# Required task
Leave the pictures out, and retype all of the material exactly as written.

# Supplied information
--*--
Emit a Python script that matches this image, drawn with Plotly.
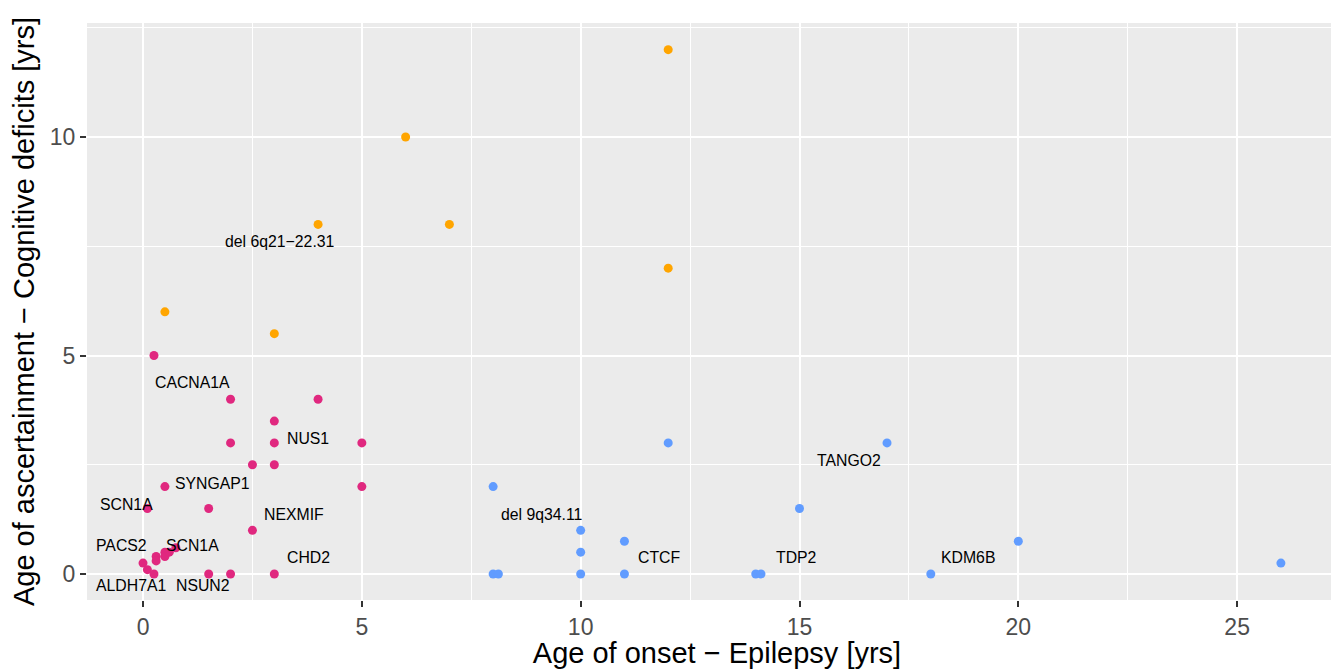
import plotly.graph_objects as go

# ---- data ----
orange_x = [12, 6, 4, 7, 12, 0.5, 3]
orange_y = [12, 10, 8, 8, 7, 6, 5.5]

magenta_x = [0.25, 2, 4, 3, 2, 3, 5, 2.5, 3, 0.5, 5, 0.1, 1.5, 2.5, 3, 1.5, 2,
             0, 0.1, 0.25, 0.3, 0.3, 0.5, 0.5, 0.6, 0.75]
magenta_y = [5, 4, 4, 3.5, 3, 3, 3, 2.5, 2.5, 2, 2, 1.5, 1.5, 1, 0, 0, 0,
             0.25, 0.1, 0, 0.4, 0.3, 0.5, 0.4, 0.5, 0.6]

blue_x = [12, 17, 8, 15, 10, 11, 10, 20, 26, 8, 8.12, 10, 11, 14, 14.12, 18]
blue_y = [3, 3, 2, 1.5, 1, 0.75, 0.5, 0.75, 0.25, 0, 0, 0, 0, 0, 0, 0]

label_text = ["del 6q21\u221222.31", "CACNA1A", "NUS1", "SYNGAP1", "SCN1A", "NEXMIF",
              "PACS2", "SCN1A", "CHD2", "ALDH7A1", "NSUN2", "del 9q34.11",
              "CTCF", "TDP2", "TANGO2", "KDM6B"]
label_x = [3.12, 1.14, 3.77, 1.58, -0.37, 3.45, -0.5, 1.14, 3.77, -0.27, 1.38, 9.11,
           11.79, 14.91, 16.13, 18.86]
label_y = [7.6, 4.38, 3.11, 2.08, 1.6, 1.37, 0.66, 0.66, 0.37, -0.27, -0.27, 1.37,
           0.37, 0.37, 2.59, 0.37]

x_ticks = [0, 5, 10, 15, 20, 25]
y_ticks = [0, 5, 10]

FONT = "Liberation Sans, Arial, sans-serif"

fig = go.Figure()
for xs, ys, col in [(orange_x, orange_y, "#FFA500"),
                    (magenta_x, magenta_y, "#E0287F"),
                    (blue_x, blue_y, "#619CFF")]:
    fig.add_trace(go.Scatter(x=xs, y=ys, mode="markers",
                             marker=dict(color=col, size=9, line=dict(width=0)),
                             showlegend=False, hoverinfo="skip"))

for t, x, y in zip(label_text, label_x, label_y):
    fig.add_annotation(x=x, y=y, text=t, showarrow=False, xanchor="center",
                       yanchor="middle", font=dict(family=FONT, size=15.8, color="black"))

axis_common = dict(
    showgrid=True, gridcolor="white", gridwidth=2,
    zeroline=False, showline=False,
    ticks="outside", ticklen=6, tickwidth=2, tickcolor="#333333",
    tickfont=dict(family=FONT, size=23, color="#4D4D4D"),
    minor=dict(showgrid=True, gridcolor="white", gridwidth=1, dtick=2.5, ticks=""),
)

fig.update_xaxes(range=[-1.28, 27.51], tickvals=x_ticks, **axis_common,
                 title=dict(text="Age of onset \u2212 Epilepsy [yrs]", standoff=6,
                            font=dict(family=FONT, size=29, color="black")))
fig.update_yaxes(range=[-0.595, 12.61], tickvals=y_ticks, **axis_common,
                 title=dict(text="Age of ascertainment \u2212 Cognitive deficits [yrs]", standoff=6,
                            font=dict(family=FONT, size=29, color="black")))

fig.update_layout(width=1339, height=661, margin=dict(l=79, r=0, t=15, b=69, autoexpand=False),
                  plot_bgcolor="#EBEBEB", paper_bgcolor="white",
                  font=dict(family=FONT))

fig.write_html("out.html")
--*--
# The answer
Emit a Python script that matches this image, drawn with Plotly.
import plotly.graph_objects as go

# ---- data ----
orange_x = [12, 6, 4, 7, 12, 0.5, 3]
orange_y = [12, 10, 8, 8, 7, 6, 5.5]

magenta_x = [0.25, 2, 4, 3, 2, 3, 5, 2.5, 3, 0.5, 5, 0.1, 1.5, 2.5, 3, 1.5, 2,
             0, 0.1, 0.25, 0.3, 0.3, 0.5, 0.5, 0.6, 0.75]
magenta_y = [5, 4, 4, 3.5, 3, 3, 3, 2.5, 2.5, 2, 2, 1.5, 1.5, 1, 0, 0, 0,
             0.25, 0.1, 0, 0.4, 0.3, 0.5, 0.4, 0.5, 0.6]

blue_x = [12, 17, 8, 15, 10, 11, 10, 20, 26, 8, 8.12, 10, 11, 14, 14.12, 18]
blue_y = [3, 3, 2, 1.5, 1, 0.75, 0.5, 0.75, 0.25, 0, 0, 0, 0, 0, 0, 0]

label_text = ["del 6q21\u221222.31", "CACNA1A", "NUS1", "SYNGAP1", "SCN1A", "NEXMIF",
              "PACS2", "SCN1A", "CHD2", "ALDH7A1", "NSUN2", "del 9q34.11",
              "CTCF", "TDP2", "TANGO2", "KDM6B"]
label_x = [3.12, 1.14, 3.77, 1.58, -0.37, 3.45, -0.5, 1.14, 3.77, -0.27, 1.38, 9.11,
           11.79, 14.91, 16.13, 18.86]
label_y = [7.6, 4.38, 3.11, 2.08, 1.6, 1.37, 0.66, 0.66, 0.37, -0.27, -0.27, 1.37,
           0.37, 0.37, 2.59, 0.37]

x_ticks = [0, 5, 10, 15, 20, 25]
y_ticks = [0, 5, 10]

FONT = "Liberation Sans, Arial, sans-serif"

fig = go.Figure()
for xs, ys, col in [(orange_x, orange_y, "#FFA500"),
                    (magenta_x, magenta_y, "#E0287F"),
                    (blue_x, blue_y, "#619CFF")]:
    fig.add_trace(go.Scatter(x=xs, y=ys, mode="markers",
                             marker=dict(color=col, size=9, line=dict(width=0)),
                             showlegend=False, hoverinfo="skip"))

for t, x, y in zip(label_text, label_x, label_y):
    fig.add_annotation(x=x, y=y, text=t, showarrow=False, xanchor="center",
                       yanchor="middle", font=dict(family=FONT, size=15.8, color="black"))

axis_common = dict(
    showgrid=True, gridcolor="white", gridwidth=2,
    zeroline=False, showline=False,
    ticks="outside", ticklen=6, tickwidth=2, tickcolor="#333333",
    tickfont=dict(family=FONT, size=23, color="#4D4D4D"),
    minor=dict(showgrid=True, gridcolor="white", gridwidth=1, dtick=2.5, ticks=""),
)

fig.update_xaxes(range=[-1.28, 27.51], tickvals=x_ticks, **axis_common,
                 title=dict(text="Age of onset \u2212 Epilepsy [yrs]", standoff=6,
                            font=dict(family=FONT, size=29, color="black")))
fig.update_yaxes(range=[-0.595, 12.61], tickvals=y_ticks, **axis_common,
                 title=dict(text="Age of ascertainment \u2212 Cognitive deficits [yrs]", standoff=6,
                            font=dict(family=FONT, size=29, color="black")))

fig.update_layout(width=1339, height=661, margin=dict(l=79, r=0, t=15, b=69, autoexpand=False),
                  plot_bgcolor="#EBEBEB", paper_bgcolor="white",
                  font=dict(family=FONT))

fig.write_html("out.html")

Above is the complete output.